The arrangement such as that shown in the drawings, with the major part of the compression chamber at the rear end, has the advantages that a chamber of adequate size (say not less than a hundred and typically about one hundred and thirty times the swept volume of the smaller piston face) can be conveniently accommodated, and also that alternative compression chambers can be fitted to an otherwise standard stool, e.g. to suit a change of supply pressure or of liquid.

Claims

1. A reciprocating hydraulic motor including a cylinder, a piston mounted to reciprocate in the cylinder and having opposed faces exposed respectively to the pressure in a compression chamber and the pressure in a biasing chamber communicating permanently with a constant supply pressure so that reciproction of the piston alternately increases the biasing chamber and vice versa, and means defining ports controlled by the piston to connect the compression chamber directly to a pressure supply throughout one end portion of a stroke, and to connect the compression chamber directly to exhaust throughout an opposite end portion of the stroke, and throughout a compression-expansion travel between these end portions to cut off the compression chamber from all external connection so that the liquid in it alternately expands over a higher range of pressure and is compressed over a lower range of pressure.

2. A motor as claimed in claim 1 in which the pressure from a common pressure supply is applied to both the biasing chamber and the compression chamber.

3. A motor as claimed in claim 2 in which the effective piston area exposed to the compression chamber is greater than that exposed to the biasing chamber.

4. A motor as claimed in claim 1 in which the volume of the compression chamber is about twice the effective bulk modulus of the liquid multiplied by the swept volume of the piston face exposed to the pressure in the compression chamber and divided by the supply pressure.

5. A motor as claimed in claim 4 in which the volume of the compression chamber is not less than about 100 times the swept volume of the piston face exposed to the pressure in it.

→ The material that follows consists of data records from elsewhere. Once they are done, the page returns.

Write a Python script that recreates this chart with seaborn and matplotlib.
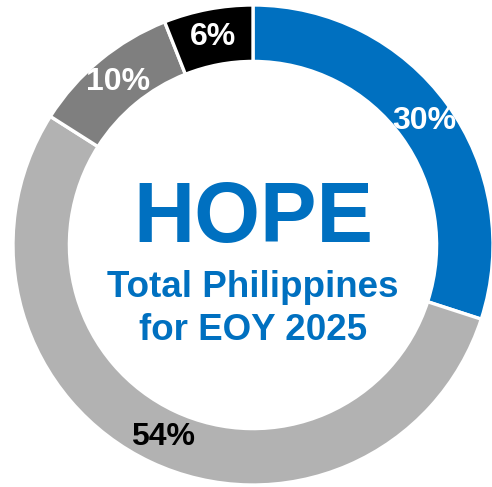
import matplotlib
matplotlib.use("Agg")
import matplotlib.pyplot as plt
import seaborn as sns
import numpy as np

sns.set_theme(style="white")
plt.rcParams['font.family'] = ['Liberation Sans', 'DejaVu Sans']

categories = ["Blue", "Light gray", "Dark gray", "Black"]
values = [30, 54, 10, 6]
labels = ["30%", "54%", "10%", "6%"]
colors = ["#0070C0", "#B2B2B2", "#7F7F7F", "#000000"]
label_colors = ["white", "black", "white", "white"]

W, H = 492, 487
fig = plt.figure(figsize=(W / 100, H / 100), dpi=100)
cx, cy, R = 253, 245, 240
ax = fig.add_axes([(cx - R) / W, (H - cy - R) / H, 2 * R / W, 2 * R / H])

ring = 0.235
wedges, _ = ax.pie(values, colors=colors, startangle=90, counterclock=False,
                   radius=1.0,
                   wedgeprops=dict(width=ring, edgecolor="white", linewidth=2.4))
for w in wedges:
    w.set_clip_on(False)

cum = np.cumsum([0] + values[:-1])
total = sum(values)
for v, c0, lab, lc in zip(values, cum, labels, label_colors):
    ang = np.deg2rad(90 - 360 * (c0 + v / 2) / total)
    r = 1 - ring / 2
    ax.text(r * np.cos(ang), r * np.sin(ang), lab, ha="center", va="center",
            color=lc, fontsize=23, fontweight="bold", clip_on=False)

ax.text(0.0, 0.0125, "HOPE", ha="center", va="baseline", color="#0070C0",
        fontsize=61, fontweight="bold")
ax.text(0.0, -0.217, "Total Philippines", ha="center", va="baseline",
        color="#0070C0", fontsize=26.5, fontweight="bold")
ax.text(0.0, -0.396, "for EOY 2025", ha="center", va="baseline",
        color="#0070C0", fontsize=26.5, fontweight="bold")

ax.set_xlim(-1, 1)
ax.set_ylim(-1, 1)
ax.set_aspect("auto")
ax.axis("off")

fig.savefig("out.png", dpi=100, facecolor="white")
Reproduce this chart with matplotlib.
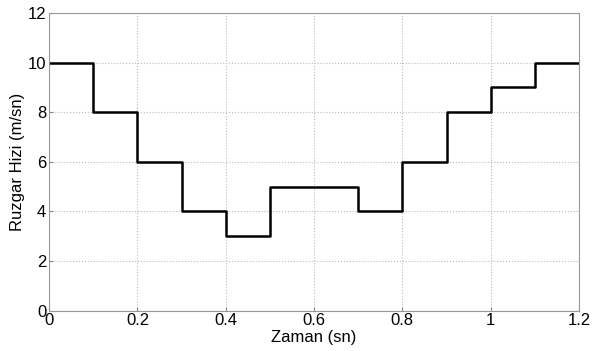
import matplotlib
matplotlib.use("Agg")
import matplotlib.pyplot as plt

# step edges (time, s) and wind speed on each step
zaman = [0, 0.1, 0.2, 0.3, 0.4, 0.5, 0.7, 0.8, 0.9, 1.0, 1.1, 1.2]
hiz = [10, 8, 6, 4, 3, 5, 4, 6, 8, 9, 10, 10]

plt.rcParams['font.family'] = ['Liberation Sans', 'DejaVu Sans']

fig = plt.figure(figsize=(5.92, 3.51), dpi=100)
ax = fig.add_axes([0.083, 0.115, 0.895, 0.848])
ax.step(zaman, hiz, where='post', color='black', linewidth=1.8)

ax.set_xlim(0, 1.2)
ax.set_ylim(0, 12)
ax.set_xticks([0, 0.2, 0.4, 0.6, 0.8, 1, 1.2])
ax.set_xticklabels(['0', '0.2', '0.4', '0.6', '0.8', '1', '1.2'])
ax.set_yticks([0, 2, 4, 6, 8, 10, 12])
ax.grid(True, color='#bbbbbb', linestyle=':', linewidth=0.8)
ax.tick_params(direction='in', length=3, color='#888888', labelsize=12, pad=2)
for s in ax.spines.values():
    s.set_color('#999999')
ax.set_xlabel('Zaman (sn)', fontsize=12, labelpad=1)
ax.set_ylabel('Ruzgar Hizi (m/sn)', fontsize=12, labelpad=2)

fig.savefig('out.png', dpi=100)
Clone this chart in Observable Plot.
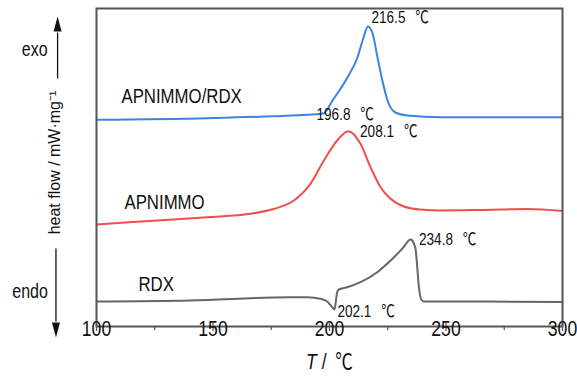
<!DOCTYPE html>
<html>
<head>
<meta charset="utf-8">
<script src="https://cdn.jsdelivr.net/npm/d3@7"></script>
<script src="https://cdn.jsdelivr.net/npm/@observablehq/plot@0.6"></script>
<style>
  html, body { margin: 0; padding: 0; background: #fff; }
</style>
</head>
<body>
<div id="chart"></div>
<script>
// ---- data (temperature in °C, heat flow offset in arbitrary units) ----
const seriesNames = ["APNIMMO/RDX", "APNIMMO", "RDX"];
const seriesColors = ["#3b82e6", "#f04e4e", "#666666"];

const blueT = [100, 147.6, 176, 197.4, 201.3, 207.7, 212.0, 214.6, 216.5, 218.5, 220.6, 222.7, 224.9, 228.3, 233.5, 247.6, 270, 300];
const blueV = [206.7, 208.3, 210.3, 213, 226, 249, 269, 289, 300, 293, 269, 246, 226, 214, 211, 209.3, 209.3, 209.3];

const redT = [100, 126, 147.5, 166, 176, 184.7, 191.8, 197.6, 203.3, 208.1, 213.3, 217.6, 221.9, 226.2, 231.9, 239, 247.6, 264.8, 285, 300];
const redV = [102, 106, 109.3, 112.7, 117.5, 126, 142.7, 166, 186, 195.3, 182.7, 159.3, 139.3, 127.7, 120, 117, 116, 116.5, 117.5, 115.5];

const grayT = [100, 140, 183, 190.6, 196.1, 199, 201.2, 202.1, 203.3, 204, 207.6, 213.3, 220.5, 226.2, 231.8, 234, 234.8, 235.5, 236.9, 237.6, 238.3, 239.4, 240.5, 260, 300];
const grayV = [25, 26, 29.3, 29.3, 27.7, 25, 19.3, 17, 34.3, 37, 39.3, 44.3, 54.3, 66, 79.3, 86, 87, 86, 78, 61, 41, 27, 25, 25, 24.5];

// series name labels
const nameT = [110.7, 112, 118];
const nameV = [224, 118, 35.5];

// peak / onset annotations
const annText = ["216.5 ℃", "196.8 ℃", "208.1 ℃", "234.8 ℃", "202.1 ℃"];
const annT = [218, 194.4, 213.1, 238.4, 203.4];
const annV = [304, 207, 190, 81.3, 9.7];

// x ticks
const majorTicks = [100, 150, 200, 250, 300];
const minorTicks = [125, 175, 225, 275];

// exo / endo indicators
const dirText = ["exo", "endo"];
const dirTextT = [73.5, 71.5];
const dirTextV = [271, 29];
const dirArrowT = [83.3, 82.6];
const dirArrowFrom = [248, 78];
const dirArrowTo = [294, 5];
const dirHeadV = [302, -3];
const dirHeadRot = [0, 180];

const xDomain = [100, 300];
const yDomain = [0, 318];

// ---- build tables ----
const curves = [
  ...blueT.map((t, i) => ({T: t, v: blueV[i], s: seriesNames[0]})),
  ...redT.map((t, i) => ({T: t, v: redV[i], s: seriesNames[1]})),
  ...grayT.map((t, i) => ({T: t, v: grayV[i], s: seriesNames[2]}))
];
const names = seriesNames.map((n, i) => ({n, T: nameT[i], v: nameV[i]}));
const anns = annText.map((a, i) => ({a, T: annT[i], v: annV[i]}));
const dirs = dirText.map((d, i) => ({d, tT: dirTextT[i], tV: dirTextV[i], aT: dirArrowT[i], from: dirArrowFrom[i], to: dirArrowTo[i], head: dirHeadV[i], rot: dirHeadRot[i]}));

const narrowTriangle = {
  draw(context) {
    context.moveTo(0, -8);
    context.lineTo(4, 7);
    context.lineTo(-4, 7);
    context.closePath();
  }
};

const font = "'Liberation Sans', Arial, 'Noto Sans CJK SC', sans-serif";

const chart = Plot.plot({
  width: 577,
  height: 381,
  marginLeft: 96,
  marginRight: 15,
  marginTop: 8,
  marginBottom: 55,
  style: {fontFamily: font, color: "#111", background: "#fff", overflow: "visible"},
  x: {domain: xDomain},
  y: {domain: yDomain, axis: null},
  color: {domain: seriesNames, range: seriesColors},
  marks: [
    Plot.line(curves, {x: "T", y: "v", z: "s", stroke: "s", strokeWidth: 2, curve: "monotone-x"}),
    Plot.frame({stroke: "#555", strokeWidth: 2}),
    Plot.axisX({ticks: majorTicks, tickSize: 5, tickPadding: 4, fontSize: 22, label: null, stroke: "#555", strokeWidth: 1.2}),
    Plot.axisX({ticks: minorTicks, tickSize: 4, tickFormat: () => "", label: null, stroke: "#555", strokeWidth: 1.2}),
    Plot.ruleX(majorTicks, {x: d => d, y1: yDomain[0], y2: yDomain[0] + 4, stroke: "#555", strokeWidth: 1.2}),
    Plot.text(names, {x: "T", y: "v", text: "n", textAnchor: "start", fontSize: 21, fill: "#111"}),
    Plot.text(anns, {x: "T", y: "v", text: "a", textAnchor: "start", fontSize: 17, fill: "#111"}),
    Plot.text(["T / ℃"], {frameAnchor: "bottom", dy: 42, fontSize: 22, fill: "#111"}),
    Plot.text(["heat flow / mW·mg⁻¹"], {frameAnchor: "left", textAnchor: "middle", dx: -42, dy: -5, rotate: -90, fontSize: 16, fill: "#111"}),
    Plot.text(dirs, {x: "tT", y: "tV", text: "d", fontSize: 20, fill: "#111"}),
    Plot.link(dirs, {x1: "aT", x2: "aT", y1: "from", y2: "to", stroke: "#111", strokeWidth: 1.3}),
    Plot.dot(dirs, {x: "aT", y: "head", symbol: narrowTriangle, fill: "#111", stroke: "none", rotate: "rot", r: 5})
  ]
});

// horizontally condense the horizontal texts; render ℃ with the CJK glyph; italic T
const ns = "http://www.w3.org/2000/svg";
chart.querySelectorAll("text").forEach(t => {
  const tr = t.getAttribute("transform") || "";
  if (tr.includes("rotate")) return;
  const x = +t.getAttribute("x") || 0, y = +t.getAttribute("y") || 0;
  t.removeAttribute("x"); t.removeAttribute("y");
  t.setAttribute("transform", `${tr} translate(${x},${y}) scale(0.8,1)`);
  const s = t.textContent;
  if (s.includes("℃")) {
    while (t.firstChild) t.removeChild(t.firstChild);
    const head = s.split("℃")[0];
    const isTitle = head.startsWith("T ");
    if (isTitle) {
      const a = document.createElementNS(ns, "tspan");
      a.setAttribute("font-style", "italic");
      a.textContent = "T";
      t.appendChild(a);
      t.appendChild(document.createTextNode(head.slice(1)));
    } else {
      t.appendChild(document.createTextNode(head));
    }
    const c = document.createElementNS(ns, "tspan");
    c.setAttribute("font-family", "'Noto Sans CJK SC', sans-serif");
    c.textContent = (isTitle ? "\u00a0" : "\u00a0\u00a0") + "℃";
    t.appendChild(c);
  }
});

document.getElementById("chart").appendChild(chart);
</script>
</body>
</html>
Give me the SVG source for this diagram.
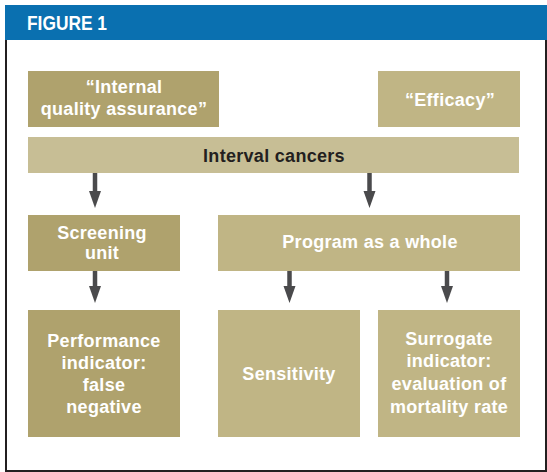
<svg xmlns="http://www.w3.org/2000/svg" width="547" height="472" viewBox="0 0 547 472">
  <style>
    .lbl { font-family: "Liberation Sans", Arial, Helvetica, sans-serif; font-weight: bold; font-size: 18px; letter-spacing: 0.3px; text-anchor: middle; fill: #ffffff; }
    .dark { fill: #231f20; }
    .boxA { fill: #afa26d; }
    .boxB { fill: #c0b585; }
    .bar { fill: #c7be95; }
    .shaft { stroke: #4a4a4c; stroke-width: 4.5; fill: none; }
    .head { fill: #4a4a4c; }
  </style>
  <defs>
    <polygon id="arrowhead" class="head" points="-6,0 6,0 0,17"/>
  </defs>

  <!-- page and frame -->
  <rect x="0" y="0" width="547" height="472" fill="#ffffff"/>
  <path d="M6,40 V471 H546 V40" fill="none" stroke="#231f20" stroke-width="2"/>

  <!-- title band -->
  <g id="title">
    <rect x="5" y="5" width="542" height="35" fill="#0a70b0"/>
    <text x="27" y="30" font-family="'Liberation Sans', Arial, sans-serif" font-weight="bold" font-size="20" fill="#ffffff" textLength="80" lengthAdjust="spacingAndGlyphs">FIGURE 1</text>
  </g>

  <g id="internal-qa">
    <rect class="boxA" x="28" y="71" width="191" height="56"/>
    <text class="lbl" x="124" y="93">“Internal</text>
    <text class="lbl" x="124" y="115">quality assurance”</text>
  </g>

  <g id="efficacy">
    <rect class="boxB" x="378" y="71" width="142" height="56"/>
    <text class="lbl" x="450" y="106">“Efficacy”</text>
  </g>

  <g id="interval-cancers">
    <rect class="bar" x="28" y="137" width="491" height="36"/>
    <text class="lbl dark" x="274" y="162">Interval cancers</text>
  </g>

  <g id="screening-unit">
    <rect class="boxA" x="28" y="215" width="152" height="56"/>
    <text class="lbl" x="102" y="239">Screening</text>
    <text class="lbl" x="102" y="259">unit</text>
  </g>

  <g id="program">
    <rect class="boxB" x="218" y="215" width="302" height="56"/>
    <text class="lbl" x="370" y="248">Program as a whole</text>
  </g>

  <g id="performance">
    <rect class="boxA" x="28" y="310" width="152" height="127"/>
    <text class="lbl" x="104" y="347">Performance</text>
    <text class="lbl" x="104" y="369">indicator:</text>
    <text class="lbl" x="104" y="391">false</text>
    <text class="lbl" x="104" y="413">negative</text>
  </g>

  <g id="sensitivity">
    <rect class="boxB" x="218" y="310" width="142" height="127"/>
    <text class="lbl" x="289" y="380">Sensitivity</text>
  </g>

  <g id="surrogate">
    <rect class="boxB" x="378" y="310" width="142" height="127"/>
    <text class="lbl" x="449" y="345">Surrogate</text>
    <text class="lbl" x="449" y="367">indicator:</text>
    <text class="lbl" x="449" y="390">evaluation of</text>
    <text class="lbl" x="449" y="413">mortality rate</text>
  </g>

  <!-- connectors -->
  <g id="connectors">
    <line class="shaft" x1="95" y1="173" x2="95" y2="193"/>
    <use href="#arrowhead" x="95" y="191"/>
    <line class="shaft" x1="369.5" y1="173" x2="369.5" y2="193"/>
    <use href="#arrowhead" x="369.5" y="191"/>
    <line class="shaft" x1="95" y1="271" x2="95" y2="288"/>
    <use href="#arrowhead" x="95" y="286"/>
    <line class="shaft" x1="289.5" y1="271" x2="289.5" y2="288"/>
    <use href="#arrowhead" x="289.5" y="286"/>
    <line class="shaft" x1="447" y1="271" x2="447" y2="288"/>
    <use href="#arrowhead" x="447" y="286"/>
  </g>
</svg>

6. A motor as claimed in claim 1 in which the relative positions of the ports are such that the rise of pressure during the compression portion of the cycle and the fall of pressure during the expansion portion are about half the difference between the supply pressure and the exhaust pressure.

7. A percussive tool incorporating a motor as claimed in claim 1 in which the piston is combined with a hammer.

8. A rotary percussive tool claimed in claim 7 including a drilling head and means for rotating the drill while delivering impacts to it from the hammer.

9. A percussive tool as claimed in claim 8 in which the hammer strikes a tool at the end of a stroke during which the compression chamber is contracting.

10. A percussive tool as claimed in claim 8 in which the hammer strikes a tool at the end of a stroke during which the compression chamber is expanding.